A while back, I complained about the sorry state of IMAP mail clients.

Somewhere in the comments, I eventually noted that Mozilla Thunderbird had improved to the point where I was pretty happy about it.

I would be remiss not to make more noise about the fact that Thunderbird has since improved in all sorts of ways, not all of them obvious. Some of the smallest changes are the most satisfying.

Sure, it reads RSS now, but I like Bloglines for that.

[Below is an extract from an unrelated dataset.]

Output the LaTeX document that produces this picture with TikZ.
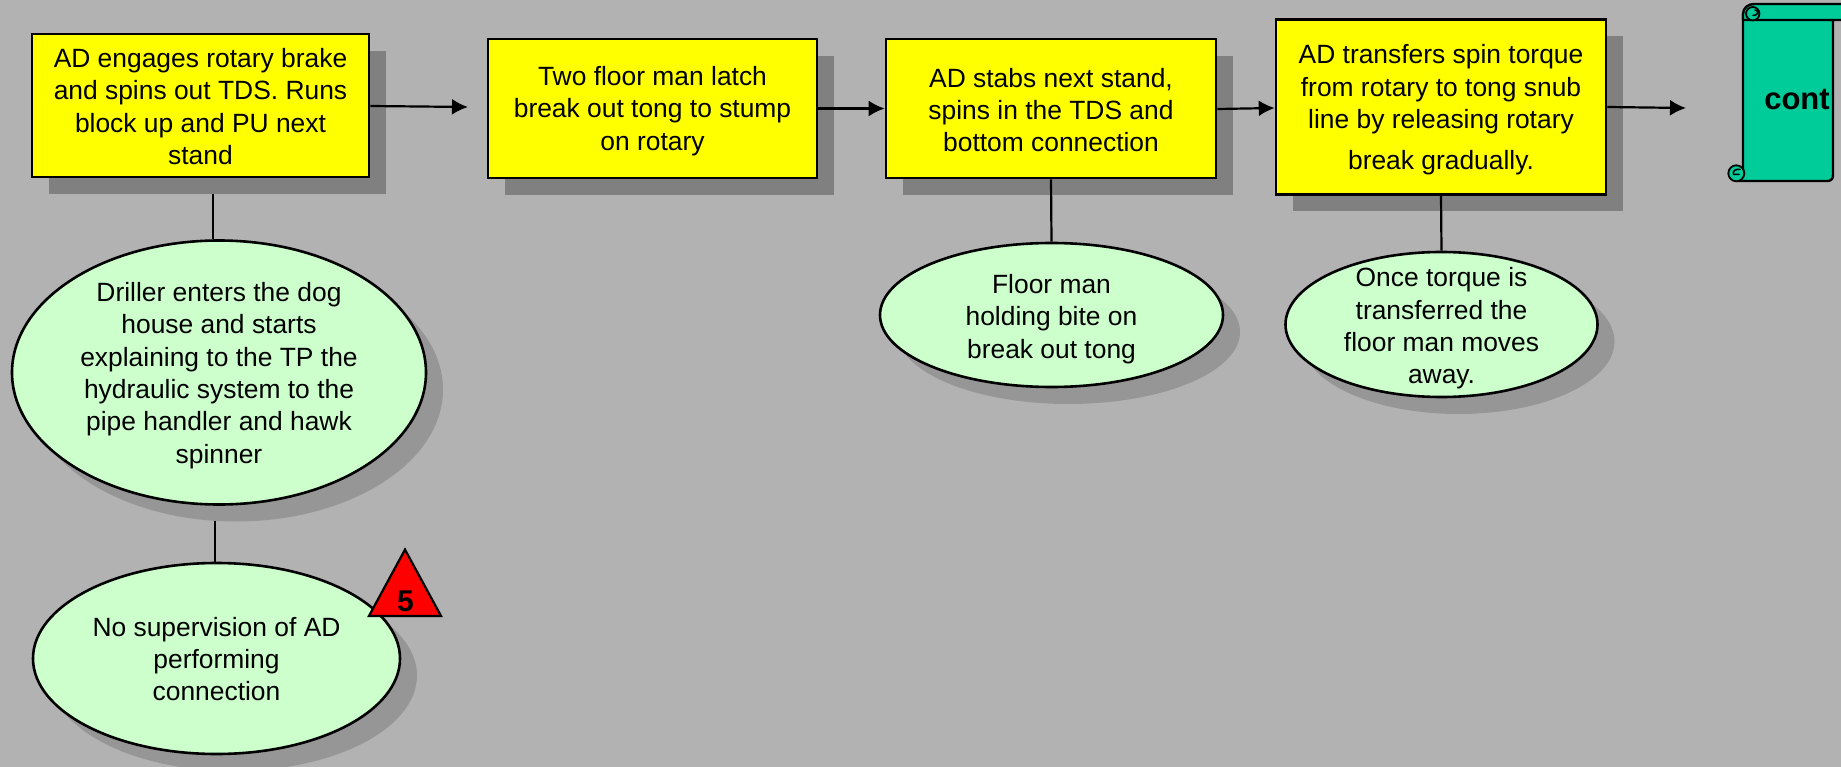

What I like is the little day-to-day things, which I haven’t mentioned because you tend not to notice stuff that just works right.

Such as:

  • It's really, really stable. Even when left open for days at a time hitting three different IMAP accounts with large archives and complex hierarchies.
  • It highlights new messages in any folder (crucial, since I do my filtering server-side); not by popping open to the actual folder with new messages, but rather by highlighting the closest visible parent folder. So I know I have new stuff down somewhere in my IE View project folders, but if that's not what I'm working on right now, I don't get screen clutter and a needlessly-expanded tree.
  • Did I mention it's really stable? Sorry, but I came from Outlook's IMAP support, and stability is such a strange new world.
  • It's fast. Again, you tend to not notice the lack of annoying delays. Again, not like Outlook.
  • The default security setup is just about where I want it; secure, but not preventing me from seeing "dangerous" attachments (like forwarded emails) even if I insist. (I'm looking at you, Outlook Express)
  • It's quite tweakable -- one tweak I consider essential would be adding user_pref("mail.check_all_imap_folders_for_new", true); to user.js

Anyway, just wanted to make sure that my daily happiness and satisfaction in using Thunderbird didn’t blind me to just how novel that situation is.